Uma frase atribuída ao ator Marlon Brando diz: “Não importa com quem você se case, sempre acorda casado com outra pessoa”. É um pensamento duro, mas acho-o ilustrativo da passagem de Libra para Escorpião, que estará a ocorrer no céu nos próximos dias.
Se olharmos o zodíaco como é de fato, mais como um símbolo de contínuas etapas da nossa vida e não como uma sequência de signos isolados, veremos que após a experiência libriana do encontro com o outro sempre vem a fase escorpiana de aprofundamento. No aquoso signo da fusão, cada parte envolvida na relação precisará abrir-se um tanto em nome de algo maior, a dois. É como na canção do Gil: a semente de ilusão tem que morrer para germinar.
Sem a coragem de despir corpo e alma para o outro, a relação não avança — estaciona ao sabor de reservas e segredos, torna-se uma estrutura oca, defensiva. Por isso Escorpião rege a morte e suas vertentes, vide crises e depressões, no difícil trabalho de eliminar — ou apenas tornar consciente — o que já não é necessário, para ressignificar a vida, mesmo que isso doa demais.
Ah, então sofrer perdas é preciso? Qual o sentido disso? Convém deixar que essas questões sejam respondidas, ou não, no signo seguinte, Sagitário, como sugere o zodíaco. E que depois uma verdade maior floresça conforme a transformação havida. Mas antes, nas águas profundas do Escorpião, o que a vida quer da gente é coragem (valeu, Rosa!) para suportar as travessias.
Esse tema é um dos eixos narrativos do lindo filme Até que a Música Pare, dirigido pela gaúcha Cristiane Oliveira e rodado aqui na região da Serra. O luto pela perda de um filho e a saída de casa de outro disparam o vazio da relação de um casal maduro.
Chiara, a mulher, vivida por Cibele Tedesco, sustenta em silêncio a função de resistente matriarca que lhe destina sua cultura. Alfredo, o marido, papel de Hugo Lorensatti, ocupado com entregas comerciais pelos arredores, preserva-se na aparente dureza que dele esperam. Como quebrar essa redoma de dor reprimida?
A saída é sagitariana, de alcance ético, filosófico.
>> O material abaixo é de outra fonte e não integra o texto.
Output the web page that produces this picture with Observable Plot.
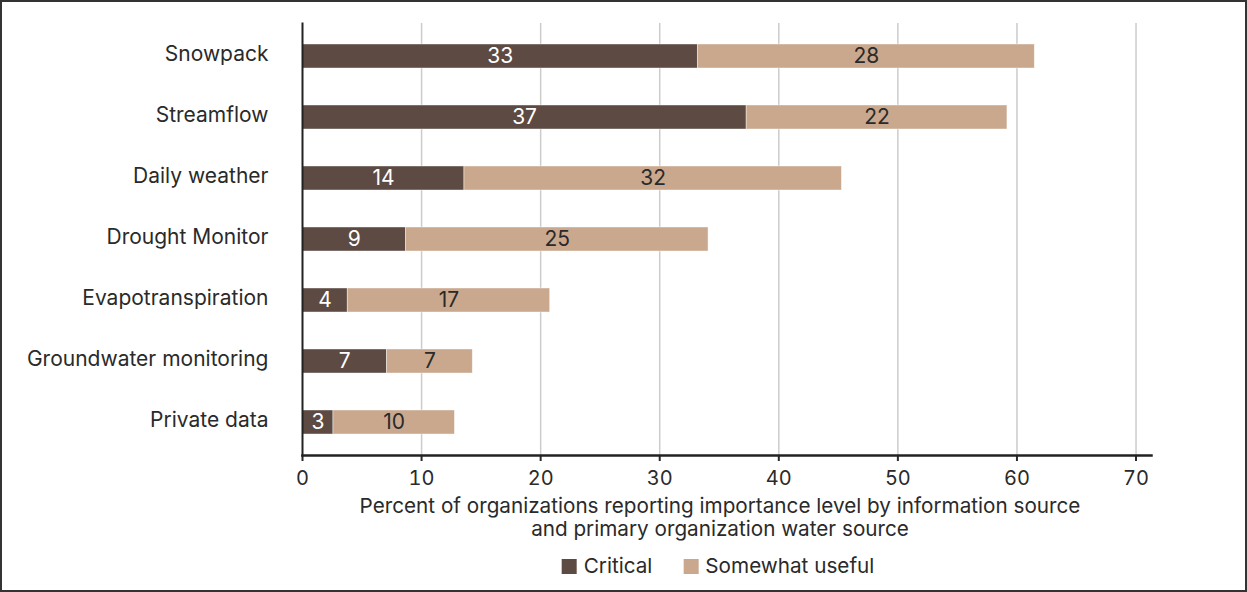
<!DOCTYPE html>
<html>
<head>
<meta charset="utf-8">
<script src="https://cdn.jsdelivr.net/npm/d3@7"></script>
<script src="https://cdn.jsdelivr.net/npm/@observablehq/plot@0.6"></script>
<style>
  html, body { margin: 0; padding: 0; background: #fff; }
  #wrap { position: relative; width: 1247px; height: 592px; overflow: hidden; font-family: Inter, "Noto Sans", sans-serif; color: #2a2a2a; }
  #chart { position: absolute; left: 0; top: 0; }
  #xtitle { position: absolute; top: 494px; left: 720px; transform: translateX(-50%); white-space: nowrap; text-align: center; font-size: 20.7px; line-height: 23px; }
  #legend { position: absolute; top: 555px; left: 718px; transform: translateX(-50%); white-space: nowrap; font-size: 20.7px; line-height: 22px; display: flex; align-items: center; }
  .item { display: inline-flex; align-items: center; }
  .item + .item { margin-left: 31px; }
  .sw { width: 15px; height: 15px; display: inline-block; margin-right: 7px; }
  #border { position: absolute; left: 0; top: 0; width: 1247px; height: 592px; box-sizing: border-box; border: 2px solid #333; pointer-events: none; }
</style>
</head>
<body>
<div id="wrap">
  <div id="chart"></div>
  <div id="xtitle">Percent of organizations reporting importance level by information source<br>and primary organization water source</div>
  <div id="legend"></div>
  <div id="border"></div>
</div>
<script>
const categories = ["Snowpack", "Streamflow", "Daily weather", "Drought Monitor", "Evapotranspiration", "Groundwater monitoring", "Private data"];
const levels = ["Critical", "Somewhat useful"];
const critical = [33.2, 37.3, 13.6, 8.7, 3.8, 7.1, 2.6];
const somewhatUseful = [28.3, 21.9, 31.7, 25.4, 17.0, 7.2, 10.2];
const colors = ["#5c4a43", "#c9a88e"];
const labelColors = ["#ffffff", "#2a2a2a"];
const xTicks = [0, 10, 20, 30, 40, 50, 60, 70];

const data = [];
categories.forEach((c, i) => {
  data.push({category: c, level: levels[0], value: critical[i]});
  data.push({category: c, level: levels[1], value: somewhatUseful[i]});
});

const chart = Plot.plot({
  width: 1247,
  height: 490,
  marginLeft: 302,
  marginRight: 96,
  marginTop: 23,
  marginBottom: 35,
  style: {fontFamily: "Inter, 'Noto Sans', sans-serif", fontSize: "20px", color: "#2a2a2a", background: "transparent"},
  x: {domain: [0, 71.3]},
  y: {domain: categories, paddingInner: 0.6, paddingOuter: 0.3},
  color: {domain: levels, range: colors},
  marks: [
    Plot.gridX(xTicks.filter(t => t > 0), {stroke: "#cccccc", strokeOpacity: 1, strokeWidth: 1.5}),
    Plot.barX(data, {x: "value", y: "category", fill: "level", stroke: "#ffffff", strokeWidth: 0.7, strokeOpacity: 0.6}),
    Plot.text(data, Plot.stackX({x: "value", y: "category", z: "level", text: d => d.level === levels[0] ? String(Math.round(d.value)) : null, fill: labelColors[0], fontSize: 21})),
    Plot.text(data, Plot.stackX({x: "value", y: "category", z: "level", text: d => d.level === levels[1] ? String(Math.round(d.value)) : null, fill: labelColors[1], fontSize: 21})),
    Plot.axisY({tickSize: 0, tickPadding: 34, fontSize: 21, dy: -2, label: null}),
    Plot.axisX({ticks: xTicks, tickSize: 6, tickPadding: 9, fontSize: 20, strokeWidth: 2, label: null}),
    Plot.frame({anchor: "left", stroke: "#222", strokeWidth: 2}),
    Plot.frame({anchor: "bottom", stroke: "#222", strokeWidth: 2.5})
  ]
});
document.getElementById("chart").appendChild(chart);

const legend = document.getElementById("legend");
levels.forEach((l, i) => {
  const item = document.createElement("span");
  item.className = "item";
  const sw = document.createElement("span");
  sw.className = "sw";
  sw.style.background = colors[i];
  const t = document.createElement("span");
  t.textContent = l;
  item.appendChild(sw);
  item.appendChild(t);
  legend.appendChild(item);
});
</script>
</body>
</html>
O questionamento dos conceitos que nortearam e formataram condutas de uma vida abala as estruturas do casal. Se somos do tamanho do que vemos, como diria o poeta Pessoa, o que somos se modifica quando vemos mais e além. E então Chiara descobre que, como na citação do começo, esteve casada há décadas com outra pessoa.
Um dos tantos méritos do filme é a forma delicada e poética com que trata o espinhoso tema do luto, ali ampliado por decepções outras envolvendo a relação do casal. Seria aquele amor feito um grão, capaz de ressuscitar do chão? Poderia haver mais compaixão? Que mortes em si mesmos deveriam Chiara e Alfredo provocar em prol de uma nova vida?
Mas chega de astrologar e filosofar, preciso aproveitar o resto de espaço para recomendar efusivamente o filme. Não apenas pelos ganchos apontados, mas também pelo retrato cuidadoso de aspectos naturais e culturais da Serra gaúcha. Cada paisagem, cada detalhe cenográfico, as redes de relações sociais, tudo transpira verdade. De tão bem retratada a aldeia, a história tinha mesmo que soar pronta para tocar o mundo.
Aliás, desde O Quatrilho a Serra não é tão fielmente espelhada no cinema. O enredo se ambienta entre descendentes de italianos, com direito à fala do Talian, o dialeto local já reconhecido como patrimônio. Nas asas da linguagem, Cibele, Hugo e outros atores do grupo teatral Míseri Coloni voam ainda mais leves e à vontade em suas performances. Senti um orgulho danado deles, e saí do cinema louco para comentar as muitas camadas do filme. E feliz por confirmar o quanto a arte nos cura no trato de nossas sombras e limitações.
Quem não viu, que procure saber quem é Filomena. Por fim, uma confidência paroquial. A cada rosto conhecido em cena, tive ganas de gritar: olha o Jonas! Olha a Cleri! Olha a Magali!